Saturday, February 04, 2006

The Great (North) Indian Wedding

Last weekend I was off at the Great North Indian Wedding of a close friend, in Jaipur. I would be the only friend there, and being socially-handicapped was nervous about entertaining myself alone, but a last-minute phone call from a common friend, "It's a North Indian wedding Mangs, they'll all be dancing and singing, it'll be so much fun!" finally did the trick and I trundled off on the five-hour ride.

It was fun.

There was much dancing and singing.

I got off the bus, was whisked away by Tall Cousin straight to the night-before-wedding-thingummy where the whole girl's family rolled about in hysterical laughter while her sisters enacted the Meeting.

This is a wedding that has been cemented through one meeting, yes just one, and several phone calls, so many jokes about her dad's loan to pay the ISD bills were thrown around, songs were rehashed and dances conjured up to trace their brief, but not unusual, relationship.

I also learnt about the high value of the compliment "sweet". Rather different from the slang... or is it really?

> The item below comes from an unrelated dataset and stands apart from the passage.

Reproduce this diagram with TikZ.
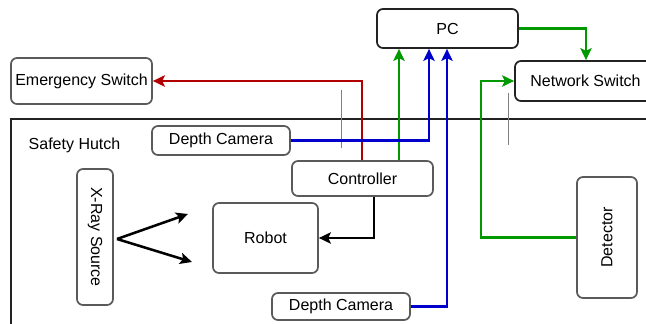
\documentclass[tikz,border=0pt]{standalone}
\usepackage{fontspec}
\setmainfont{Liberation Sans}
\usetikzlibrary{arrows.meta}
\definecolor{wred}{HTML}{B20000}
\definecolor{wgreen}{HTML}{009900}
\definecolor{wblue}{HTML}{0000CC}
\definecolor{boxgray}{HTML}{5A5A5A}
\definecolor{darkline}{HTML}{222222}
\begin{document}
\begin{tikzpicture}[x=0.75pt,y=-0.75pt,
  font=\fontsize{12}{14}\selectfont,
  box/.style={draw=boxgray, line width=1.3pt, rounded corners=4.5pt, fill=white,
              inner sep=0pt, align=center},
  darkbox/.style={box, draw=darkline},
  wire/.style={line width=1.9pt, -{Stealth[length=9pt,width=8.5pt,inset=2pt]}},
  tick/.style={draw=gray, line width=0.6pt}]
  \useasboundingbox (0,0) rectangle (646,324);
  \clip (0,0) rectangle (646,324);

  % safety hutch outline (runs off the right and bottom)
  \draw[darkline, line width=1.7pt] (11,400) -- (11,119) -- (700,119);
  \node[anchor=west] (hutch) at (24,145) {Safety Hutch};

  % components
  \node[darkbox, minimum width=141*0.75pt, minimum height=39*0.75pt] (pc) at (447.5,28.5) {PC};
  \node[box, minimum width=141*0.75pt, minimum height=46*0.75pt] (es) at (81.5,81) {Emergency Switch};
  \node[darkbox, minimum width=141*0.75pt, minimum height=40*0.75pt] (ns) at (585.5,81) {Network Switch};
  \node[box, minimum width=138*0.75pt, minimum height=29*0.75pt] (dc1) at (221,140.5) {Depth Camera};
  \node[box, minimum width=141*0.75pt, minimum height=35*0.75pt] (ctrl) at (362.5,178.5) {Controller};
  \node[box, minimum width=36*0.75pt, minimum height=136*0.75pt] (xray) at (95,237) {\rotatebox{-90}{X-Ray Source}};
  \node[box, minimum width=105*0.75pt, minimum height=70*0.75pt] (robot) at (265.5,238) {Robot};
  \node[box, minimum width=138*0.75pt, minimum height=27*0.75pt] (dc2) at (341,306.5) {Depth Camera};
  \node[box, minimum width=60*0.75pt, minimum height=121*0.75pt] (det) at (607,237.5) {\rotatebox{90}{Detector}};

  % routing columns
  \coordinate (xred) at (362,0);
  \coordinate (xgrn) at (399,0);
  \coordinate (xbl1) at (429,0);
  \coordinate (xbl2) at (447,0);
  \coordinate (xns) at (586,0);
  \coordinate (xdet) at (481,0);
  \coordinate (xrob) at (374,0);
  \coordinate (xo) at (117,239);
  \coordinate (beam1) at (188,214);
  \coordinate (beam2) at (192,262);

  % thin marker strokes
  \draw[tick] (341,90) -- (341,148);
  \draw[tick] (508,93) -- (508,145);

  % connections
  \draw[wire, wred] (ctrl.north -| xred) |- (es.east);
  \draw[wire, wgreen] (ctrl.north -| xgrn) -- (pc.south -| xgrn);
  \draw[wire, wblue] (dc1.east) -| (pc.south -| xbl1);
  \draw[wire, wblue] (dc2.east) -| (pc.south -| xbl2);
  \draw[wire, wgreen] (pc.east) -| (ns.north -| xns);
  \draw[wire, wgreen] (det.west) -| (xdet |- ns.west) -- (ns.west);
  \draw[wire, black] (ctrl.south -| xrob) |- (robot.east);
  \draw[wire, black] (xo) -- (beam1);
  \draw[wire, black] (xo) -- (beam2);
\end{tikzpicture}
\end{document}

"Itni sweet si lag rahi hain" ("looking so sweet") also translates into a potential marriage prospect and having firmly turned those down, I discovered that to be considered "sweet" doesn't entail any good behaviour. It's all about a long-distance glance by a Babloo aunty or a Seema chachi. They don't care that the sweet-si ladki was actually staggering around (alone) with a wine glass in her hand, drinking alone (God forbid!), getting increasingly wasted (still alone!)and then eating way too much than was good for her (again, a----)before rocking away to a distant dark corner to snooze after the Sunday brunch.

Thank goodness for long sight and first-impression judgements. I kept the Gupta name high.